Although not credited Luigi Bartolini's novel, which was adapted into the 1948 Italian neo-realist classic The Bicycle Thieves, is more than just a source of inspiration here. A Better Life, from About A Boy and New Moon director Chris Weitz, switches locale and offers up a contemporary take on the story but the plot is essentially the same.
Single father Carlos Galindo (Bichir, The Runway) is an illegal immigrant living in LA with his son, Luis (Julián). The teenaged Luis is getting into trouble in school and is veering towards gang life, but Carlos, who works seven days a week as a landscape gardener to the rich, doesn't have the time to keep a close eye on his son. Encouraged by his boss to buy his truck and start his own business ("if you buy the truck, you buy the American Dream"), Carlos gathers together what money he can and employs Santiago (Linares) to help. However, on the first day of his new job, Santiago steals Carlos' truck and makes off, leaving Carlos to scour the streets of LA.

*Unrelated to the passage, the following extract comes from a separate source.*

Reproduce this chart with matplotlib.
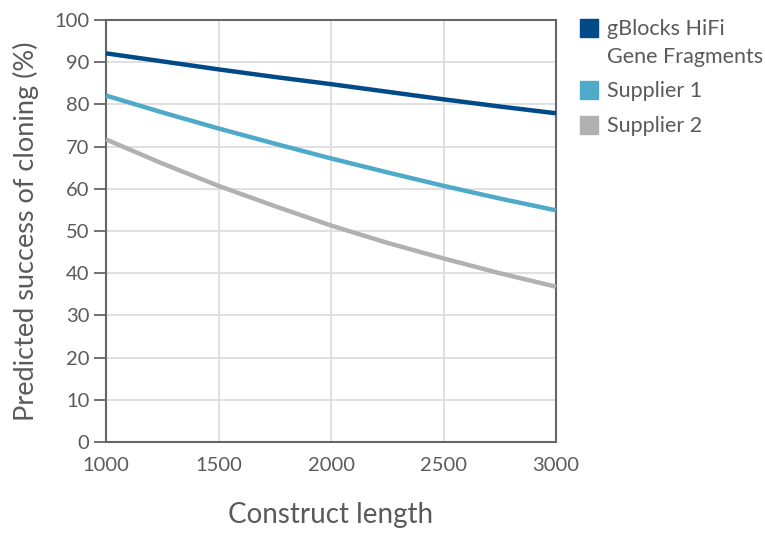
import matplotlib
matplotlib.use("Agg")
import matplotlib.pyplot as plt
from matplotlib.patches import Rectangle

plt.rcParams['font.family'] = ['Lato', 'DejaVu Sans']

lengths = [1000, 1250, 1500, 1750, 2000, 2250, 2500, 2750, 3000]
gblocks = [92.1, 90.2, 88.3, 86.5, 84.8, 83.0, 81.2, 79.5, 77.9]
supplier1 = [82.1, 78.1, 74.3, 70.7, 67.2, 63.9, 60.7, 57.7, 54.9]
supplier2 = [71.7, 66.0, 60.7, 55.9, 51.3, 47.2, 43.5, 40.0, 36.8]
series_names = ["gBlocks HiFi\nGene Fragments", "Supplier 1", "Supplier 2"]
colors = ["#004b87", "#4fa9c9", "#b1b1b1"]
xticks = [1000, 1500, 2000, 2500, 3000]
yticks = list(range(0, 101, 10))

text_color = "#5a5a5a"
spine_color = "#666666"

fig = plt.figure(figsize=(7.65, 5.37), dpi=100)
ax = fig.add_axes([106/765, 1-442/537, 450/765, 422/537])

for vals, c in zip([gblocks, supplier1, supplier2], colors):
    ax.plot(lengths, vals, color=c, lw=3.2, solid_capstyle='butt', zorder=3, clip_on=False)

ax.set_xlim(1000, 3000)
ax.set_ylim(0, 100)
ax.set_xticks(xticks)
ax.set_yticks(yticks)
ax.grid(True, color="#dddddd", lw=1.3, zorder=0)
for s in ax.spines.values():
    s.set_color(spine_color)
    s.set_linewidth(1.5)
ax.tick_params(axis='y', direction='out', length=9, width=1.3, color=spine_color,
               labelsize=14.5, labelcolor=text_color, pad=3)
ax.tick_params(axis='x', length=0, labelsize=14.5, labelcolor=text_color, pad=11)
ax.set_xlabel("Construct length", fontsize=20, color=text_color, labelpad=20)
ax.set_ylabel("Predicted success of cloning (%)", fontsize=19.5, color=text_color, labelpad=11)

# legend
leg_y = [28, 90, 125]
for name, c, y in zip(series_names, colors, leg_y):
    fig.patches.append(Rectangle((580/765, 1-(y+9)/537), 18/765, 18/537,
                                 transform=fig.transFigure, color=c))
    fig.text(607/765, 1-(y-9)/537, name, fontsize=15.5, color=text_color,
             va='top', ha='left', linespacing=1.5)

fig.savefig("out.png", dpi=100)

Despite the recycled story, A Better Life encourages the viewer to ignore the head, which holds film history and cynicism, and watch from the heart, which controls the tear ducts, which will come in handy before the end. Most of the emotional weight is down to Demián Bichir, who was delightful in Ian Power's The Runway, and he pulls the film together with his sterling performance. . It helps when he's playing such a nice character: he offers his son the only bed in the house, he pays a man money for his phone that was stolen and hunts Santiago without hate. Whether Bichir was had a tough life or not is unknown, but, despite hope in those tired eyes, there is a world-weariness to his Carlos
When he isn't on screen, when Weitz explores the life of Luis and his friends, A Better Life's foibles are more obvious. The performances in these scenes are amateurish at best and dialogue is on-the-nose (the gang members talk about gang life in a school documentary way). Maybe the entire movie is like this but Bichir would make anything work on this form.